Als Künstler erweiterte er mit seiner Polykon-Malerei das herkömmliche Mehrtafelbild des Di- oder Triptychons. Schon 1964 eröffnete er in Bad Cannstatt die Galerie am Jakobsbrunnen, förderte junge Künstler, stellte aber auch berühmte Kollegen wie Dali, Braque oder Picasso aus und unter etlichen Pseudonymen sich selbst.

Als Eugen vom Engelsbogen wagte er sarkastische Blicke in die Zukunft, als Emilio Gräsli erfand er duftig aquarellierte Poeme. Gedichtet hat er sowieso, und Schriftsteller war er auch. Viel Zeit steckte er in die Galeriearbeit, leitete in der Nachfolge von Hermann Metzger das traditionsreiche Kunsthöfle, betreute die Galerie im Amtsgericht Bad Cannstatt und bis 1977 die TWS-Etagengalerie in Stuttgart. Sogar das 1. Polizeirevier rüstete er mit Kunst aus. Nebenher renovierte er in jahrelanger Eigenarbeit das im 16. Jahrhundert erbaute Fachwerkhaus beim Jakobsbrunnen und eröffnete 1983 gleich daneben einen Bildhauergarten.

Die offene Dynamik seiner Polykon-Malerei bewährte sich, als der Maler nach der Renovierung der Pauluskirche in Zuffenhausen 1984 mit deren Ausmalung beauftragt wurde. Die wabenähnliche Verflechtung abgeschrägter Vierecke gestattete die Aneinanderreihung miteinander verschränkter Flächen. Außerdem wusste Wiedmann das geometrische Grundgerüst sowohl gegenständlich als auch abstrakt zu deuten. So stehen sich an den Seiten der Kirche Schöpfungsgeschichte und die „neue Welt Gottes“ gegenüber, während an der Orgelempore die „gefallene Welt“ mit Kain und Abel, dem babylonischen Turmbau, dem Tanz ums goldene Kalb, dem Elend der Armen und einer verdorrten Baumruine zu denken gibt.

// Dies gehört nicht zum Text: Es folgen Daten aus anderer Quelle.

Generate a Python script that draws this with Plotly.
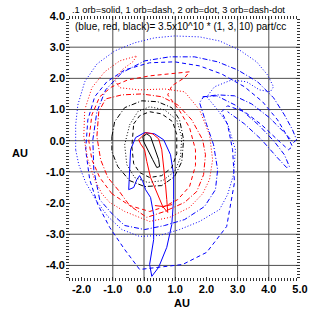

Für Willy Wiedmann bedeutete Zuffenhausen den Anstoß zur „Wiedmann-Bibel“, der längsten gemalten Bibel der Welt. Das Mammutwerk beschäftigte ihn 16 Jahre lang bis zur Jahrtausendwende. Seine Premiere hatte es jetzt beim Evangelischen Kirchentag in Stuttgart. Die Kinder des Künstlers, Cornelia und Martin Wiedmann, haben es „sich zur Mission gemacht, den letzten Wunsch ihres Vaters zu erfüllen“, nämlich das inzwischen digitalisierte Werk weltweit zu verbreiten. Es ist jetzt als App mit 3333 Bildern erhältlich. Wer der Kunst lieber leibhaftig begegnen möchte, hat dazu in der neu eröffneten Galerie Wiedmann an alter Stelle beim Jakobsbrunnen Gelegenheit.

Stuttgart-Bad Cannstatt, Tuchmachergasse 6. Bis zum 18. Juli. Mi 10 bis 18, Fr 13 bis 18, Sa 11 bis 16 Uhr.